Not gang-related anymore
What’s different now is that not all the assailants are involved in gangs, but rather team up with just a few others in their age group. Together they roam the streets and apparently find random victims, both young like themselves but also adults, men and women.

In the last week alone, a 16-year-old boy was robbed at knifepoint in surburban Sandvika, resulting in the arrests of three 17-year-olds. They had demanded his expensive winter coat. On Thursday, a woman was threatened by a 15-year-old boy wielding a knife at Ellingsrud in Oslo just before 6pm.

The weekend before, a 12-year-old boy was held up in broad daylight on a Saturday afternoon by four teenagers outside a shopping center at Storo in Oslo. Two of the alleged assailants who were arrested shortly after, identifed through surveillance video, were just 14.

Last month, two teenaged brothers with a long criminal record were arrested in yet another stabbing incident in Oslo’s Grønland district. They’d been arrested and charged with the same offense just two years earlier, but couldn’t be jailed because of their young age. Now they’re 17 and 19, registered as living at Furuset i Oslo and part of what Oslo police describe as “criminal groups” but not organized gangs.
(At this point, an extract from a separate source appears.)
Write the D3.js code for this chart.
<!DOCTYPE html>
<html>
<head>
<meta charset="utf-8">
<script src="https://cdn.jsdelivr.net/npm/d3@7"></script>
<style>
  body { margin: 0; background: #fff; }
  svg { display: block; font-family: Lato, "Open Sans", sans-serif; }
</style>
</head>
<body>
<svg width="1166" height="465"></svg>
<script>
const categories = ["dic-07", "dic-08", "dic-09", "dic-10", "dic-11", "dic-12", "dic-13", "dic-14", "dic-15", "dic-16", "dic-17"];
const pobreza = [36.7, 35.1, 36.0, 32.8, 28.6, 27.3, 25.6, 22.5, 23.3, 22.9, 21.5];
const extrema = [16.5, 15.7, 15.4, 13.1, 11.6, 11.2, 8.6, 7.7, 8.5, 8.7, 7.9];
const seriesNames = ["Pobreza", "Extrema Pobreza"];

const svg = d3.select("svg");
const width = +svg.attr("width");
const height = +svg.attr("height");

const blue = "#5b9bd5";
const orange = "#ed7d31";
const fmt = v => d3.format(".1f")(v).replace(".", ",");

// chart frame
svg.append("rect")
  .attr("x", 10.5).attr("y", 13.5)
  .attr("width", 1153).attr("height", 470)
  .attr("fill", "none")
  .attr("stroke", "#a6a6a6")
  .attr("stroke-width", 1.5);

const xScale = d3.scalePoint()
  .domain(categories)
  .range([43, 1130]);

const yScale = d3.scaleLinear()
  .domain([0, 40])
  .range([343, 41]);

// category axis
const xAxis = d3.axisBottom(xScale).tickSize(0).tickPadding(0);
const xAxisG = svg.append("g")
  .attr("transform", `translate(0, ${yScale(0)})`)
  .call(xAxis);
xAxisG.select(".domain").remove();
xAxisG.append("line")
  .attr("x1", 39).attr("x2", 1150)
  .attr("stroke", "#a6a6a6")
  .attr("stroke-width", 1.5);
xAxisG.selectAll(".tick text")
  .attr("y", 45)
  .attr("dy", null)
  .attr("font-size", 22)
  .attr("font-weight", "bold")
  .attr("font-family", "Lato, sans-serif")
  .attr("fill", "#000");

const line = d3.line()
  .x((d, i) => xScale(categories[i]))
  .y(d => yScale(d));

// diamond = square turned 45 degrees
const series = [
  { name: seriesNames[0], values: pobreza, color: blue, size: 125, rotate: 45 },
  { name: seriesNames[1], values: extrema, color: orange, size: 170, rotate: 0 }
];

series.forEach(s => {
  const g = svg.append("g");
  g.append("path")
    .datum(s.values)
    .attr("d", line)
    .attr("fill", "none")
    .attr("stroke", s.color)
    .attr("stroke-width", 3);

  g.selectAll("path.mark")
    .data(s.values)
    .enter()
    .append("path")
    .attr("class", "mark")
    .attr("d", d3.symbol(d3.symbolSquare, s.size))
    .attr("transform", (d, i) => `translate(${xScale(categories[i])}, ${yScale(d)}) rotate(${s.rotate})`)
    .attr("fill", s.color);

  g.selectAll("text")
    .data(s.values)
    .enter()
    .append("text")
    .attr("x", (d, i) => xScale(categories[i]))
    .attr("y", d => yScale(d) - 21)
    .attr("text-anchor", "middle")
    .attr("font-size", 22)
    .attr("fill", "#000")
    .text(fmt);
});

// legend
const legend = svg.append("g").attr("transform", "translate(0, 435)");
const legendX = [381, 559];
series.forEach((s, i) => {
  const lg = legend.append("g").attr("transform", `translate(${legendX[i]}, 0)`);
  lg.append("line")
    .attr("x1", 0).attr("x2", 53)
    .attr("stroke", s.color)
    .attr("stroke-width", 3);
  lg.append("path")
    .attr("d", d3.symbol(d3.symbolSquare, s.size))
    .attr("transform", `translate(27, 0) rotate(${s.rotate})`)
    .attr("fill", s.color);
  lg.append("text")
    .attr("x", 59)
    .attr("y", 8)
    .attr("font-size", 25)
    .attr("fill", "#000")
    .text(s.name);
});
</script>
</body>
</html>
“They’re part of various youth groups that commit crimes, but they’re not gangs,” prosecutor Børge Enoksen told newspaper Aftenposten. Their latest victim survived and both brothers were held in custody, with one of them also charged along with five other young men in another robbery that’s due to come up in court later this month.

‘Working hard to control this problem’
Police reported in their assessment of crime in Oslo in 2018 that increasing numbers of young criminals are involved, and that they’re more violent and pose an ever-rising threat. They’re repeat offenders, “and we’re working hard to control this problem,” Oslo Police Chief Hans Sverre Sjøvold told reporters at the year-end briefing earlier this month. A total of 182 young repeat offenders were arrested in Norway’s capital last year, up more than 20 percent from the year before.
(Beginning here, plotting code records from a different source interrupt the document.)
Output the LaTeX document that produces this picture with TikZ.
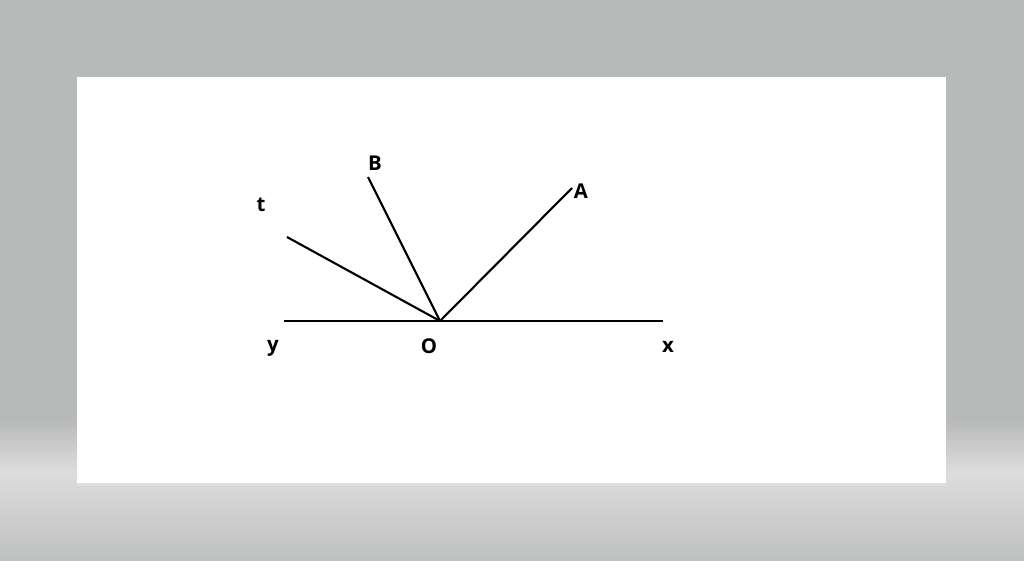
\documentclass[tikz,border=0pt]{standalone}
\usepackage{fontspec}
\setmainfont{Open Sans}
\usetikzlibrary{positioning}
\definecolor{bggray}{HTML}{B8BAB9}
\definecolor{bglight}{HTML}{DCDDDC}
\definecolor{bgdark}{HTML}{BFC1C0}
\begin{document}
\begin{tikzpicture}[x=0.025cm,y=-0.025cm,
    ray/.style={line width=1.5pt},
    lbl/.style={font=\fontsize{14.5}{16}\selectfont\bfseries,inner sep=0pt}]
            % background and sheet
            \useasboundingbox (0,0) rectangle (1024,560);
            \fill [bggray] (0,0) rectangle (1024,420);
            \shade [top color=bggray,bottom color=bglight] (0,420) rectangle (1024,472);
            \shade [top color=bglight,bottom color=bgdark] (0,472) rectangle (1024,560);
            \fill [black!12] (77,483) rectangle (946,486);
            \fill [white] (77,77) rectangle (946,483);

            \coordinate (O) at (440,321);
            \coordinate (Y) at (284,321);
            \coordinate (X) at (663,321);
            \coordinate (T) at (287,237);
            \coordinate (B) at (368,177);
            \coordinate (A) at (572,188);

            \node [lbl] (tlbl) at (261,205) {t};
            \node [lbl] (blbl) at (375,163) {B};
            \node [lbl] (albl) at (581,191) {A};
            \node [lbl] (ylbl) at (273,348) {y};
            \node [lbl] (olbl) at (429,346) {O};
            \node [lbl] (xlbl) at (668,347) {x};

            \draw [ray] (Y) -- (X);
            \draw [ray] (O) -- (T);
            \draw [ray] (O) -- (B);
            \draw [ray] (O) -- (A);
        \end{tikzpicture}
\end{document}
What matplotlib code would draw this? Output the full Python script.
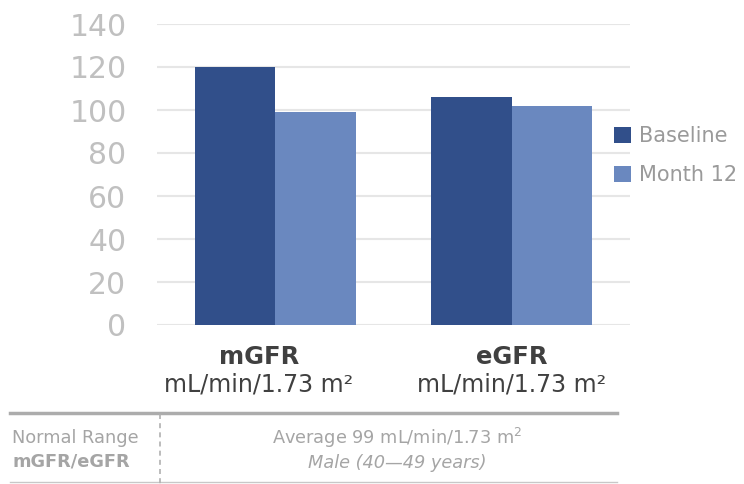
import matplotlib
matplotlib.use("Agg")
import matplotlib.pyplot as plt
import numpy as np

plt.rcParams['font.family'] = ['DejaVu Sans']

categories = ["mGFR", "eGFR"]
units = ["mL/min/1.73 m²", "mL/min/1.73 m²"]
series_names = ["Baseline", "Month 12"]
baseline = [120, 106]
month12 = [99, 102]
yticks = [0, 20, 40, 60, 80, 100, 120, 140]

colors = ["#314f8a", "#6a88bf"]
label_offsets = [-0.07, 0.0]

fig = plt.figure(figsize=(7.44, 4.84), dpi=100)
ax = fig.add_axes([157/744, 1-325/484, 473/744, 301/484])

x = np.arange(len(categories))
w = 0.34
ax.bar(x - w/2, baseline, w, color=colors[0], label=series_names[0], zorder=3)
ax.bar(x + w/2, month12, w, color=colors[1], label=series_names[1], zorder=3)

ax.set_xlim(-0.5, 1.5)
ax.set_ylim(0, 140)
ax.set_yticks(yticks)
ax.set_yticklabels([str(t) for t in yticks], fontsize=21.5, color="#c0c0c0")
ax.tick_params(axis='y', length=0, pad=22)
ax.tick_params(axis='x', length=0)
ax.set_xticks([])
for t in yticks:
    ax.axhline(t, color="#e6e6e6", lw=1.5, zorder=1)
for s in ax.spines.values():
    s.set_visible(False)

for xi, off, cat, un in zip(x, label_offsets, categories, units):
    ax.text(xi + off, -(357-325)/301, cat, transform=ax.get_xaxis_transform(), ha='center', va='center',
            fontsize=17.5, fontweight='bold', color="#404040")
    ax.text(xi + off, -(384-325)/301, un, transform=ax.get_xaxis_transform(), ha='center', va='center',
            fontsize=17, color="#404040")

leg = ax.legend(loc='center left', bbox_to_anchor=(0.966, 0.563), frameon=False,
                fontsize=15, handlelength=0.8, handleheight=0.8, handletextpad=0.4,
                labelspacing=0.9, borderaxespad=0, borderpad=0)
for t in leg.get_texts():
    t.set_color("#9a9a9a")

# table below
def fx(px): return px/744
def fy(py): return 1 - py/484

fig.add_artist(plt.Line2D([fx(10), fx(617)], [fy(413), fy(413)], color="#acacac", lw=2.5))
fig.add_artist(plt.Line2D([fx(10), fx(617)], [fy(482), fy(482)], color="#c8c8c8", lw=1))
fig.add_artist(plt.Line2D([fx(160), fx(160)], [fy(414), fy(484)], color="#b0b0b0", lw=1.2,
                          linestyle=(0, (3, 2.5))))
gray = "#a5a5a5"
fig.text(fx(12), fy(438), "Normal Range", ha='left', va='center', fontsize=12.8, color=gray)
fig.text(fx(12), fy(462), "mGFR/eGFR", ha='left', va='center', fontsize=12.8, color=gray, fontweight='bold')
fig.text(fx(397), fy(438), "Average 99 mL/min/1.73 m$^2$", ha='center', va='center', fontsize=12.8, color=gray)
fig.text(fx(397), fy(463), "Male (40\u201449 years)", ha='center', va='center', fontsize=12.8, color=gray, style='italic')

fig.savefig("out.png", dpi=100)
The young criminals pose the greatest challenge for police, Sjøvold said. A total of 71,388 crimes were committed in Oslo last year, up 2.5 percent over 2017, while crimes committed by youngsters aged 10 to 17 have spiked, up 20 percent last year. Boys aged 15-17 accounted for the largest portion of offenders, especially regarding those threatening victims with a knife or actually stabbing someone. A total of 1,533 youth aged 10 to 17 were charged with crimes in Oslo in 2018.

Curfew unlikely
The sharp rise in the incidence of violent crimes carried out by teenagers has led to calls for a city-wide 11pm curfew for those under age 18. While that’s unlikely to be imposed, even liberal politians are concerned. “If you allow your child to be out on the streets late at night, you’re not doing your job,” the leader of Oslo’s city government, Raymond Johansen of the Labour Party, told Aftenposten.
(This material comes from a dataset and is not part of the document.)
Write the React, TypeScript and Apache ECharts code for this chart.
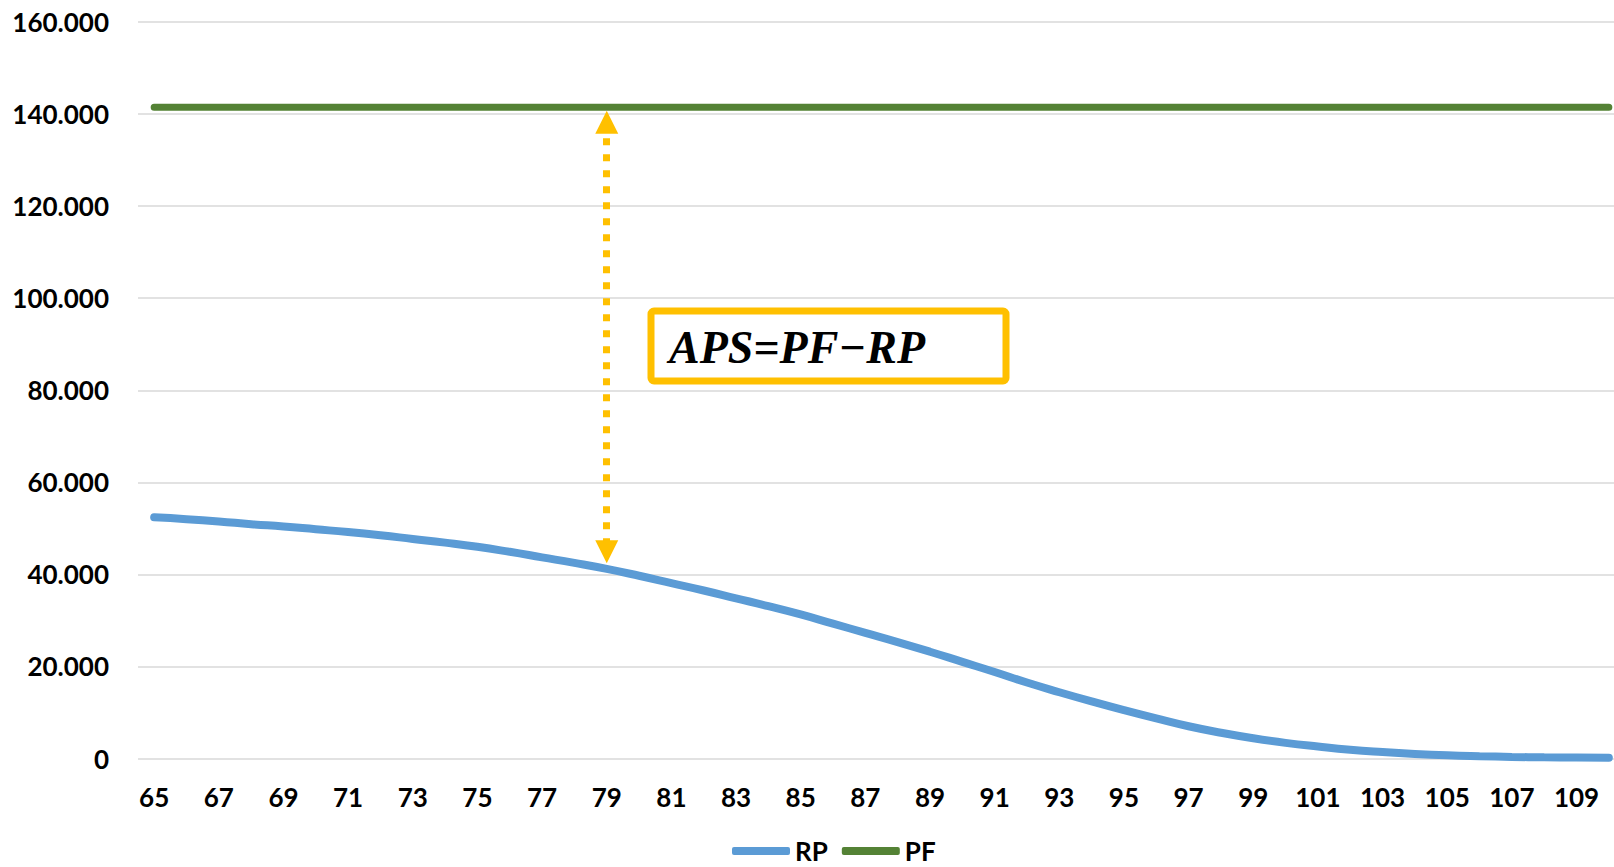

Police in Oslo, Bergen, Trondheim and Stavanger are also calling on parents for help. “The parents should have control over what sorts of things come into their homes,” Dag Harald Drevsjø, leader of crime prevention for the Oslo Police told Aftenposten. He and his colleagues noted how knives are easily accessible and easy to carry. Oslo police could document 240 incidents involving knives last year, up 34 percent in five years.

“The most important preventative measure should be carried out by parents,” said Beate Brinch Sand of the Oslo Police District.

She and her colleagues still view Oslo, and most Norwegian cities, as relatively safe compared to many other cities in Europe and worldwide. One recent poll showed that 94 percent of those questioned deemed Oslo safe, “but the increased use of knives in public places is worrisome,” Sand said.